Wednesday, September 05, 2007

Keep your guns away, KK tells US

Keep your guns away, KK tells US
By Brighton Phiri
Wednesday September 05, 2007 [03:00]

DR Kenneth Kaunda has told the United States to keep its military guns away from Africa. And Dr Kaunda has asked Zambians to reflect on the need to serve God's purpose. Commenting on President Mwanawasa's declaration that his government would not give the United States of America sanctuary to establish a military base in Zambia, Dr Kaunda said it was disturbing for the US to consider establishing a military base in Africa instead of assisting the continent to empower its people.

"All I can tell the US is that...we don't want your guns, we want assistance that will help us empower our people," Dr Kaunda said.

He urged African leaders to desist from falling prey to the US' quest to establish its military base on the continent. President Mwanawasa, who is also SADC chairman, recently said none of the SADC countries were interested in the US's intention to set a military command centre in Africa.

"Each country has sovereignty to decide on that, but we will not as Zambia. We will not give them sanctuary. I think I can speak on behalf of the SADC region and none of us is interested," President Mwanawasa said.

And addressing a church gathering during the laying of the altar and foundation stone at Lusaka's Jesus Worship Centre, Dr Kaunda asked Zambians to reflect on the importance of love and compassion among them.

"As we bear witness to the laying of the altar and foundation stone at Jesus Worship Centre, let us reflect on the importance of love and compassion among us. Let us reflect on the need for world peace and understanding among nations," Dr Kaunda said. "Let us reflect on the need to promote peace and harmony for the human race. Let us reflect on the need to serve God's purpose, for he has shown us his infinite love for the human race."

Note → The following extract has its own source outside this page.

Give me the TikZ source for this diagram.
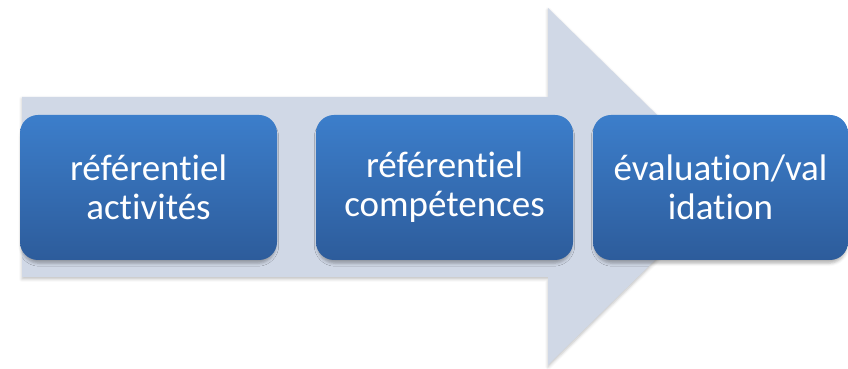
\documentclass[tikz,border=0pt]{standalone}
\usepackage{fontspec}
\setmainfont[Ligatures=NoCommon]{Carlito}
\usetikzlibrary{shadows.blur,calc}
\definecolor{arrowfill}{HTML}{D0D8E6}
\definecolor{boxtop}{HTML}{3C7ECB}
\definecolor{boxbot}{HTML}{2D5C9B}
\tikzset{
  stepbox/.style={rounded corners=18pt, top color=boxtop, bottom color=boxbot, draw=none,
    blur shadow={shadow xshift=0pt, shadow yshift=-4pt, shadow blur radius=3pt, shadow opacity=30, shadow scale=0.99},
    text=white, align=center, inner sep=0pt, minimum width=257pt, minimum height=145pt,
    font=\fontsize{37}{39}\selectfont},
  bigarrow/.style={fill=arrowfill, draw=none,
    blur shadow={shadow xshift=0pt, shadow yshift=-2pt, shadow blur radius=3pt, shadow opacity=25}}
}
\begin{document}
\begin{tikzpicture}[x=1pt,y=1pt]
\useasboundingbox (0,0) rectangle (848,369);
\path[bigarrow] (22,272) -- (548,272) -- (548,361) -- (730,182.5) -- (548,4) -- (548,92) -- (22,92) -- cycle;
\node[stepbox] (b1) at (148.5,181.5) {référentiel\\activités};
\node[stepbox] (b2) at (444.5,181.5) {référentiel\\compétences};
\node[stepbox, minimum width=255pt] (b3) at (720.5,181.5) {évaluation/val\\idation};
\end{tikzpicture}
\end{document}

He asked Zambians to consider the Church as a sacred place where they could find comfort, solace, sanctuary and where they were at peace with the Creator.
"Brothers and sisters in Christ, when we glorify our Lord's name, we are expressing our love to Him. For he has commanded us to love Him as our Creator with all our heart, soul and strength. This is how he wants us to relate to him. He has also commanded us to love our neighbour as we love ourselves and to do unto others, as we would have them do unto us. If these two commandments are strictly adhered to, our world would be a better place to live in," Dr Kaunda said.

Jesus Worship Centre Bishop Caddie Ng'ambi urged Zambians to rise up and build the broken walls.

Brigadier General Godfrey Miyanda said the Church was not only for good people and that even those with questionable characters should be allowed to seek refugee in the Church.

"The church will never be strong unless our church leaders are building. Never scatter God's is abominable," Brig Gen Miyanda said. "We must help the nation come together...and the Bible is the best constitution that never needs amending."

Pentecostal Assemblies of Zambia general secretary Bishop Lawrence Chileshe asked Zambians to guard against Western cultures that eroded their Christian beliefs.
"The nonsense we are seeing in the Western world should not be allowed to come in this nation," Bishop Chileshe said.

"The fact that it is coming from America, it does not mean it is right...there are some terrible things coming from there. One of the terrible things they have done is to take out God from their living. For you ladies and gentlemen who have the platform in Parliament, please speak out...let us not take out God from Zambia."
Pastor Nevers Mumba reminded Zambians that when Zambia attained independence, Dr Kaunda introduced the "One Zambia, One Nation" motto for a purpose because the country had 73 tribes.

"Brethren, Dr Kaunda had a vision...when he introduced the “One Zambia, One Nation” slogan, he meant one country and one people...that was a spiritual declaration. We must remember that as people of different tribes, we are not rivals but partners to make Zambia a better country," Pastor Mumba said.

Chief Mumbi of the Nsenga people observed that continued quarrelling and differences among Zambians had brought about disunity in the country.
He asked Zambians to look up to God for guidance as they fought against the evil spirit of tribalism.

"We need to live in harmony with each other," he said.